C’era una volta Santa Lucia, qualche ricordo di una bambina che fu
di Redazione Sito ·
di Livia – 12 Dicembre 2024
Quasi sull’uscio dell’inverno, nella fredda notte tra il 12 e il 13 dicembre, in ampie zone del nord Italia si festeggia Santa Lucia, la vergine e martire siracusana che custodì, finché visse, la lampada accesa per andare incontro allo Sposo, meritando di accedere con lui alle nozze del cielo e di possedere la luce che non conosce tramonto.
È una di quelle feste ricche di suggestione senza tempo, che a ridosso del Natale riscaldano l’atmosfera con fiabe e doni ed è anche la storia di un viaggio che racchiude l’affascinante vicenda di una donna che porta il dono della luce, durante quella che è considerata la notte più lunga dell’anno.
Quanta attesa per questo giorno così speciale (almeno per me che scrivo, perché sono dell’altro secolo), da bambina lo aspettavo con ansia e tanta curiosità. Era una di quelle tradizioni che appartenevano al “piccolo” mondo di noi bambini e che manteneva sempre un alone di mistero.
La sera del 12 dicembre (ai miei tempi nessuno se lo dimentcava!), dopo averle lucidate per benino, le scarpe, erano le uniche che avevamo, si mettevano sul davanzale esterno di una finestra. Era nostra premura anche pensare a quell’asinello di cui Santa Lucia si serviva per trasportare i doni. Per questo accanto alle scarpe si metteva per lui un ciuffo di paglia o fieno e una ciotola d’acqua!

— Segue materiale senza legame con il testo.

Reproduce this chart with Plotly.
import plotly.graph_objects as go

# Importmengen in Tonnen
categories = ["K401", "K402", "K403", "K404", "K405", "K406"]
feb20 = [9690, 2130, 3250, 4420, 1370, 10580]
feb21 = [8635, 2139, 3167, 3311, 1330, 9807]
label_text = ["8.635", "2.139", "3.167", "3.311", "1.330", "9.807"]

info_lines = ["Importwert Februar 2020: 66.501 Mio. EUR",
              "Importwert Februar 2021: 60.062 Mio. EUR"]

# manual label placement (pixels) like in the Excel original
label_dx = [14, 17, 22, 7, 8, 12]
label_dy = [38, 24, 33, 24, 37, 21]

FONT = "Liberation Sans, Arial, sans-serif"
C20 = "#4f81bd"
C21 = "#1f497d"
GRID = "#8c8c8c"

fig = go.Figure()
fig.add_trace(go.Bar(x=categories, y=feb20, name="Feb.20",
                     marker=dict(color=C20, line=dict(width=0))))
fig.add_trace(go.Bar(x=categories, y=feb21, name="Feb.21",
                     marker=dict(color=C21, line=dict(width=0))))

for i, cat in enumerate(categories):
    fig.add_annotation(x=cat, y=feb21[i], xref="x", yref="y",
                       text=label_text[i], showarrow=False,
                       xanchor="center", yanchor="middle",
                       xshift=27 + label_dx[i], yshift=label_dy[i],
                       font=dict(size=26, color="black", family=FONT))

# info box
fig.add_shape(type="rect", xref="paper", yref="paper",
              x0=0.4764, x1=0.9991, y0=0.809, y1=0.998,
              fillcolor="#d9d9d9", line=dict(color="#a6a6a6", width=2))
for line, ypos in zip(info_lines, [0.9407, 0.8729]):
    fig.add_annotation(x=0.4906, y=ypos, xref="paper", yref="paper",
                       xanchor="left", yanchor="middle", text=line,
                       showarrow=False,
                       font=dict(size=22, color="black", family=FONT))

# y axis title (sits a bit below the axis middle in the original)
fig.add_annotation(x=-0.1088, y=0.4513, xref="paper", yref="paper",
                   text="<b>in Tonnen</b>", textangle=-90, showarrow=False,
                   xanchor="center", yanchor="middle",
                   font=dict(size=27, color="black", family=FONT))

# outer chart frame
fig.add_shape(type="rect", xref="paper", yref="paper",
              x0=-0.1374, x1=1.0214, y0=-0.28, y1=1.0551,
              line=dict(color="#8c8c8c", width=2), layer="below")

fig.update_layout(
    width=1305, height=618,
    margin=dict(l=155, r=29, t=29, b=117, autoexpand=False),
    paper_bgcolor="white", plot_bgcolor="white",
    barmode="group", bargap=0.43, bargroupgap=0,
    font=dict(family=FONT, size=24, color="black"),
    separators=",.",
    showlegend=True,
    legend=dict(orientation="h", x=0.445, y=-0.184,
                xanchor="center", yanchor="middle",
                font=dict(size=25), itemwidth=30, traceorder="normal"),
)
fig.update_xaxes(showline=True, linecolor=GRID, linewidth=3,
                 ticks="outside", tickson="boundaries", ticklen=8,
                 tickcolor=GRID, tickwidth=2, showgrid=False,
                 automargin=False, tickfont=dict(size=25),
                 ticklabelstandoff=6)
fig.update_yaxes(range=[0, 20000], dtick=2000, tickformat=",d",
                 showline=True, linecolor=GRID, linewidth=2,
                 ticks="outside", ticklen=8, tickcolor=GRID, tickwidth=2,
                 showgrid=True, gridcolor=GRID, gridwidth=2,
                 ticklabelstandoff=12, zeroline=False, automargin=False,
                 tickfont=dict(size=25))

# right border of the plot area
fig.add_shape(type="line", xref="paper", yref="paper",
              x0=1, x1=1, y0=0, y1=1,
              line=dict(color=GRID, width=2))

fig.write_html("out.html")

Prender sonno era poi un’impresa!!! La mattina seguente non c’era bisogno di essere svegliati: balzamo giù dal letto come molle e via di corsa, a perdifiato, a vedere cosa la Santa con l’asinello aveva portato…
Le mie Sante Lucie, grazie alla generosità degli zii con cui vivevo, erano sempre abbondanti, impensate. Quella di cui conservo un ricordo preciso fu quella dei sei anni. Sulla finestra non c’era più il fieno né l’acqua per l’asinello, ma un grosso pacco avvolto nella carta. Qualcuno mi aiutò ad aprirlo: c’era dentro di tutto!!
Una lavagnetta di ardesia nera con i gessi, una bella scatolina di pastelli Giotto, dei mandarini, un sacchetto di caramelle, delle matite nere e altre metà rosse e metà blu (le vedevo anche in mano alla mia maestra), una cuffia azzurra col pon-pon bianco e una calda sciarpa di lana dello stesso colore. Non ricordo di aver ringraziato la zia, le effusioni erano molto discrete a quei tempi, ci si guardava e ci si capiva senza tante moine.
E poi ricordo l’ultima, quando avevo ormai undici anni. Quella mattina sul davanzale non c’era niente. Fu una fortissima delusione! Ho ritirato in buon ordine le scarpe, senza parole, e solo quando me le sono infilate vi ho trovato dentro, insperata sorpresa, una piccola scatola blu. L’ho aperta: c’erano i miei primi orecchini d’oro, ad anello. Un bel sospiro di sollievo: Santa Lucia era venuta ancora una volta. Fu l’ultima.
Quanta sofferenza mi hanno comportato quegli orecchini! L’orefice mi fece i due buchi nei lobi delle orecchie con non so che cosa, un male cane, senza contare le successive crosticine che si formarono tutt’intorno!!!
Ho un po’ di rammarico: non so se i bambini di oggi hanno ancora occasione di poter desiderare, di aspettare con ansia sospesa qualche cosa, troppo velocemente sono appagati nei loro desideri, gli diamo tutto e subito, a volte senza neppure che essi domandino nulla. L’attesa, il desiderare, la sorpresa forse non esistono più.
Eppure, anche oggi più di qualche bimbo ripeterà quel gesto che facevo anche io in anni ormai lontani, e domattina correrà con passi lesti a vedere se la Santa è passata, illuminandosi di gioia e desiderio.